**** Source data

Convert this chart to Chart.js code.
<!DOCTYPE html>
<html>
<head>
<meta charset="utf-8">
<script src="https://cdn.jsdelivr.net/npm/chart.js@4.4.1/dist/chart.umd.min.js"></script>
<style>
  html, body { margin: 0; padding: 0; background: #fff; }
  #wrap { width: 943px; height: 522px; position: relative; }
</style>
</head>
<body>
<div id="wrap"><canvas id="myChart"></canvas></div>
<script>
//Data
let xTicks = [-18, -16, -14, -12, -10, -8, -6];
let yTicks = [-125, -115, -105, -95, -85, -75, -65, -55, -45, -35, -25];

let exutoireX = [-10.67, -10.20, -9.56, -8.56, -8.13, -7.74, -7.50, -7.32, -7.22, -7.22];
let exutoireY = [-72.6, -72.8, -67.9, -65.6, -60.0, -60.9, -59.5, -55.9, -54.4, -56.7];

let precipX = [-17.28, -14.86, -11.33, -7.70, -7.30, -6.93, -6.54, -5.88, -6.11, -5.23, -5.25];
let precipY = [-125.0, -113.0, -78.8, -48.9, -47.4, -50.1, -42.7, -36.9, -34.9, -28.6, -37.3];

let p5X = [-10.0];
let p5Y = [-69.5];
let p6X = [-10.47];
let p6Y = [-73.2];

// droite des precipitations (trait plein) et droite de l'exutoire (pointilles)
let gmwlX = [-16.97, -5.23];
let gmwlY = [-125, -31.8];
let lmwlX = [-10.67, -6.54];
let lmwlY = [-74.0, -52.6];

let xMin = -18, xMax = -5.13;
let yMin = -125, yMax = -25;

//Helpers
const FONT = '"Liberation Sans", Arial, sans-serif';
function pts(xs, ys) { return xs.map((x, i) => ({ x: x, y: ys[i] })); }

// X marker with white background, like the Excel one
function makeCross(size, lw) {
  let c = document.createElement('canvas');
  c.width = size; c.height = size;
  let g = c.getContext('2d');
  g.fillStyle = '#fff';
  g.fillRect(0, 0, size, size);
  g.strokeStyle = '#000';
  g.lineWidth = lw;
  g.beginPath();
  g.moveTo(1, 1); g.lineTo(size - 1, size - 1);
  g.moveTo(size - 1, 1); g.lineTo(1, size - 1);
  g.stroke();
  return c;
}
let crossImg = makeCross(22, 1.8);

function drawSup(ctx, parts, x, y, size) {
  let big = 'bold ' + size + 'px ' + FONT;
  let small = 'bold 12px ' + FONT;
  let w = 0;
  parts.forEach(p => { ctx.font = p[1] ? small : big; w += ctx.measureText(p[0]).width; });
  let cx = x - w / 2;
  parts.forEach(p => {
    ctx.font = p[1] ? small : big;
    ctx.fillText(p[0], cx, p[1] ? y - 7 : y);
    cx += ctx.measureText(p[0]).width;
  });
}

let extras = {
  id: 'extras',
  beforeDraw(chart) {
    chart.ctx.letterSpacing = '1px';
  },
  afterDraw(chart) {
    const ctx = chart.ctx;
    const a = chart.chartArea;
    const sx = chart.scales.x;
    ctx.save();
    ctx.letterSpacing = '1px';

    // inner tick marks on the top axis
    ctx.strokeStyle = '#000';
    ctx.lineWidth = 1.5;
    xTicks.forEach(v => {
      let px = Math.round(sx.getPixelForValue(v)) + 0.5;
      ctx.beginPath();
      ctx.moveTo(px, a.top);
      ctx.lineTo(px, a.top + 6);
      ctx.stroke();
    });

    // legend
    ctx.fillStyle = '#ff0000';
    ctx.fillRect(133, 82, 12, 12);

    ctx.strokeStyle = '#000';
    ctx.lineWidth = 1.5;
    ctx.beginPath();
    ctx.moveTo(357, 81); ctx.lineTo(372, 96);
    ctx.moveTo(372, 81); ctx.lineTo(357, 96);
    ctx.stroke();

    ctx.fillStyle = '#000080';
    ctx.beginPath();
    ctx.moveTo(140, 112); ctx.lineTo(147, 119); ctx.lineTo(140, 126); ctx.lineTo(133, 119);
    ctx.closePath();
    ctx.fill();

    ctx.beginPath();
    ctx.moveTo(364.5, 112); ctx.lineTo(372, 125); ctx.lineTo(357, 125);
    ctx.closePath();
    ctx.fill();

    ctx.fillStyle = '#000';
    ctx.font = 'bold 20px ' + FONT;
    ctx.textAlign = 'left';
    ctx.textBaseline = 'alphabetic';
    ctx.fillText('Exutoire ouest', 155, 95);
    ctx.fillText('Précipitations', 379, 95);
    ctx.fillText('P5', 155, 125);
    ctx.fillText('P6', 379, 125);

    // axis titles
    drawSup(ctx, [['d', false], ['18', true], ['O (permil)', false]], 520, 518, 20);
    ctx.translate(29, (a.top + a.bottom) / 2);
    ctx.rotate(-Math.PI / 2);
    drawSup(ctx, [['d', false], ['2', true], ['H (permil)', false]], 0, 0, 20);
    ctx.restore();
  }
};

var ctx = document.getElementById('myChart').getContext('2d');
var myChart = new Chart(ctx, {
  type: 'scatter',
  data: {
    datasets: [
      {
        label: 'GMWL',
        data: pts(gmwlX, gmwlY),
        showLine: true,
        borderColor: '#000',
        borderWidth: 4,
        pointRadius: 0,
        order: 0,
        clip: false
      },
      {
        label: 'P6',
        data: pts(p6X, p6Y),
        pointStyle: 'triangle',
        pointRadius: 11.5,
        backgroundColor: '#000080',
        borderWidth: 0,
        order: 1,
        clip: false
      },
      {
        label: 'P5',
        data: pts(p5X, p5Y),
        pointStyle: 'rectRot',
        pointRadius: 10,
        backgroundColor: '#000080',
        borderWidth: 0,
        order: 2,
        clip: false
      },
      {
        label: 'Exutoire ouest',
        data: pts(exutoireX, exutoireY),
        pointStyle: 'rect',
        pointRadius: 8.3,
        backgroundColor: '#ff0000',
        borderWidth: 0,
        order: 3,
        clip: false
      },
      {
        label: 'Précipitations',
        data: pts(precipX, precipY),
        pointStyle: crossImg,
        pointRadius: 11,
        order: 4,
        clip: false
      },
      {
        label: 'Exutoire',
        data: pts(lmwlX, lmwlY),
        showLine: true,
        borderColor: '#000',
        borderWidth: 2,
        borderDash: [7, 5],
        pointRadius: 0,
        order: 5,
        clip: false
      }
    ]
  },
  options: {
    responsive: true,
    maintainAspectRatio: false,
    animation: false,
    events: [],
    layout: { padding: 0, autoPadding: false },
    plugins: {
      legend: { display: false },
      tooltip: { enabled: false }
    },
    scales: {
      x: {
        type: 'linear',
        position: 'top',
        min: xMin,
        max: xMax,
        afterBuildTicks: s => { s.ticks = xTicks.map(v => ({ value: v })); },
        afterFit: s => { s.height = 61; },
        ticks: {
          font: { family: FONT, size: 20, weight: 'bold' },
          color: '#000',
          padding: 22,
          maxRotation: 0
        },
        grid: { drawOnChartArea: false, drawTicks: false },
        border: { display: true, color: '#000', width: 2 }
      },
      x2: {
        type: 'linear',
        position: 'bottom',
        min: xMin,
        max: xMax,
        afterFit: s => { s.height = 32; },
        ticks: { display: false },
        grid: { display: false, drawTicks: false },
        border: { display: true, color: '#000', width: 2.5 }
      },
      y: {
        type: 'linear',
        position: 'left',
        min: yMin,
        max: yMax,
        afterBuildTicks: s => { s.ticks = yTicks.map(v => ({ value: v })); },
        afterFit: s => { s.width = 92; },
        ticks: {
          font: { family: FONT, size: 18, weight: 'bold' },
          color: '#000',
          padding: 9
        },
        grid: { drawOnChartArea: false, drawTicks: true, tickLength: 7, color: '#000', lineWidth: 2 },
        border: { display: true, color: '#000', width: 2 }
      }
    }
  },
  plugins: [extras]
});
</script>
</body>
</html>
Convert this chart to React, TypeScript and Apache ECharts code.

********

**Task to carry out**
Set down all of the records shown above once more, exactly.

**Result**
Convert this chart to Chart.js code.
<!DOCTYPE html>
<html>
<head>
<meta charset="utf-8">
<script src="https://cdn.jsdelivr.net/npm/chart.js@4.4.1/dist/chart.umd.min.js"></script>
<style>
  html, body { margin: 0; padding: 0; background: #fff; }
  #wrap { width: 943px; height: 522px; position: relative; }
</style>
</head>
<body>
<div id="wrap"><canvas id="myChart"></canvas></div>
<script>
//Data
let xTicks = [-18, -16, -14, -12, -10, -8, -6];
let yTicks = [-125, -115, -105, -95, -85, -75, -65, -55, -45, -35, -25];

let exutoireX = [-10.67, -10.20, -9.56, -8.56, -8.13, -7.74, -7.50, -7.32, -7.22, -7.22];
let exutoireY = [-72.6, -72.8, -67.9, -65.6, -60.0, -60.9, -59.5, -55.9, -54.4, -56.7];

let precipX = [-17.28, -14.86, -11.33, -7.70, -7.30, -6.93, -6.54, -5.88, -6.11, -5.23, -5.25];
let precipY = [-125.0, -113.0, -78.8, -48.9, -47.4, -50.1, -42.7, -36.9, -34.9, -28.6, -37.3];

let p5X = [-10.0];
let p5Y = [-69.5];
let p6X = [-10.47];
let p6Y = [-73.2];

// droite des precipitations (trait plein) et droite de l'exutoire (pointilles)
let gmwlX = [-16.97, -5.23];
let gmwlY = [-125, -31.8];
let lmwlX = [-10.67, -6.54];
let lmwlY = [-74.0, -52.6];

let xMin = -18, xMax = -5.13;
let yMin = -125, yMax = -25;

//Helpers
const FONT = '"Liberation Sans", Arial, sans-serif';
function pts(xs, ys) { return xs.map((x, i) => ({ x: x, y: ys[i] })); }

// X marker with white background, like the Excel one
function makeCross(size, lw) {
  let c = document.createElement('canvas');
  c.width = size; c.height = size;
  let g = c.getContext('2d');
  g.fillStyle = '#fff';
  g.fillRect(0, 0, size, size);
  g.strokeStyle = '#000';
  g.lineWidth = lw;
  g.beginPath();
  g.moveTo(1, 1); g.lineTo(size - 1, size - 1);
  g.moveTo(size - 1, 1); g.lineTo(1, size - 1);
  g.stroke();
  return c;
}
let crossImg = makeCross(22, 1.8);

function drawSup(ctx, parts, x, y, size) {
  let big = 'bold ' + size + 'px ' + FONT;
  let small = 'bold 12px ' + FONT;
  let w = 0;
  parts.forEach(p => { ctx.font = p[1] ? small : big; w += ctx.measureText(p[0]).width; });
  let cx = x - w / 2;
  parts.forEach(p => {
    ctx.font = p[1] ? small : big;
    ctx.fillText(p[0], cx, p[1] ? y - 7 : y);
    cx += ctx.measureText(p[0]).width;
  });
}

let extras = {
  id: 'extras',
  beforeDraw(chart) {
    chart.ctx.letterSpacing = '1px';
  },
  afterDraw(chart) {
    const ctx = chart.ctx;
    const a = chart.chartArea;
    const sx = chart.scales.x;
    ctx.save();
    ctx.letterSpacing = '1px';

    // inner tick marks on the top axis
    ctx.strokeStyle = '#000';
    ctx.lineWidth = 1.5;
    xTicks.forEach(v => {
      let px = Math.round(sx.getPixelForValue(v)) + 0.5;
      ctx.beginPath();
      ctx.moveTo(px, a.top);
      ctx.lineTo(px, a.top + 6);
      ctx.stroke();
    });

    // legend
    ctx.fillStyle = '#ff0000';
    ctx.fillRect(133, 82, 12, 12);

    ctx.strokeStyle = '#000';
    ctx.lineWidth = 1.5;
    ctx.beginPath();
    ctx.moveTo(357, 81); ctx.lineTo(372, 96);
    ctx.moveTo(372, 81); ctx.lineTo(357, 96);
    ctx.stroke();

    ctx.fillStyle = '#000080';
    ctx.beginPath();
    ctx.moveTo(140, 112); ctx.lineTo(147, 119); ctx.lineTo(140, 126); ctx.lineTo(133, 119);
    ctx.closePath();
    ctx.fill();

    ctx.beginPath();
    ctx.moveTo(364.5, 112); ctx.lineTo(372, 125); ctx.lineTo(357, 125);
    ctx.closePath();
    ctx.fill();

    ctx.fillStyle = '#000';
    ctx.font = 'bold 20px ' + FONT;
    ctx.textAlign = 'left';
    ctx.textBaseline = 'alphabetic';
    ctx.fillText('Exutoire ouest', 155, 95);
    ctx.fillText('Précipitations', 379, 95);
    ctx.fillText('P5', 155, 125);
    ctx.fillText('P6', 379, 125);

    // axis titles
    drawSup(ctx, [['d', false], ['18', true], ['O (permil)', false]], 520, 518, 20);
    ctx.translate(29, (a.top + a.bottom) / 2);
    ctx.rotate(-Math.PI / 2);
    drawSup(ctx, [['d', false], ['2', true], ['H (permil)', false]], 0, 0, 20);
    ctx.restore();
  }
};

var ctx = document.getElementById('myChart').getContext('2d');
var myChart = new Chart(ctx, {
  type: 'scatter',
  data: {
    datasets: [
      {
        label: 'GMWL',
        data: pts(gmwlX, gmwlY),
        showLine: true,
        borderColor: '#000',
        borderWidth: 4,
        pointRadius: 0,
        order: 0,
        clip: false
      },
      {
        label: 'P6',
        data: pts(p6X, p6Y),
        pointStyle: 'triangle',
        pointRadius: 11.5,
        backgroundColor: '#000080',
        borderWidth: 0,
        order: 1,
        clip: false
      },
      {
        label: 'P5',
        data: pts(p5X, p5Y),
        pointStyle: 'rectRot',
        pointRadius: 10,
        backgroundColor: '#000080',
        borderWidth: 0,
        order: 2,
        clip: false
      },
      {
        label: 'Exutoire ouest',
        data: pts(exutoireX, exutoireY),
        pointStyle: 'rect',
        pointRadius: 8.3,
        backgroundColor: '#ff0000',
        borderWidth: 0,
        order: 3,
        clip: false
      },
      {
        label: 'Précipitations',
        data: pts(precipX, precipY),
        pointStyle: crossImg,
        pointRadius: 11,
        order: 4,
        clip: false
      },
      {
        label: 'Exutoire',
        data: pts(lmwlX, lmwlY),
        showLine: true,
        borderColor: '#000',
        borderWidth: 2,
        borderDash: [7, 5],
        pointRadius: 0,
        order: 5,
        clip: false
      }
    ]
  },
  options: {
    responsive: true,
    maintainAspectRatio: false,
    animation: false,
    events: [],
    layout: { padding: 0, autoPadding: false },
    plugins: {
      legend: { display: false },
      tooltip: { enabled: false }
    },
    scales: {
      x: {
        type: 'linear',
        position: 'top',
        min: xMin,
        max: xMax,
        afterBuildTicks: s => { s.ticks = xTicks.map(v => ({ value: v })); },
        afterFit: s => { s.height = 61; },
        ticks: {
          font: { family: FONT, size: 20, weight: 'bold' },
          color: '#000',
          padding: 22,
          maxRotation: 0
        },
        grid: { drawOnChartArea: false, drawTicks: false },
        border: { display: true, color: '#000', width: 2 }
      },
      x2: {
        type: 'linear',
        position: 'bottom',
        min: xMin,
        max: xMax,
        afterFit: s => { s.height = 32; },
        ticks: { display: false },
        grid: { display: false, drawTicks: false },
        border: { display: true, color: '#000', width: 2.5 }
      },
      y: {
        type: 'linear',
        position: 'left',
        min: yMin,
        max: yMax,
        afterBuildTicks: s => { s.ticks = yTicks.map(v => ({ value: v })); },
        afterFit: s => { s.width = 92; },
        ticks: {
          font: { family: FONT, size: 18, weight: 'bold' },
          color: '#000',
          padding: 9
        },
        grid: { drawOnChartArea: false, drawTicks: true, tickLength: 7, color: '#000', lineWidth: 2 },
        border: { display: true, color: '#000', width: 2 }
      }
    }
  },
  plugins: [extras]
});
</script>
</body>
</html>
Convert this chart to React, TypeScript and Apache ECharts code.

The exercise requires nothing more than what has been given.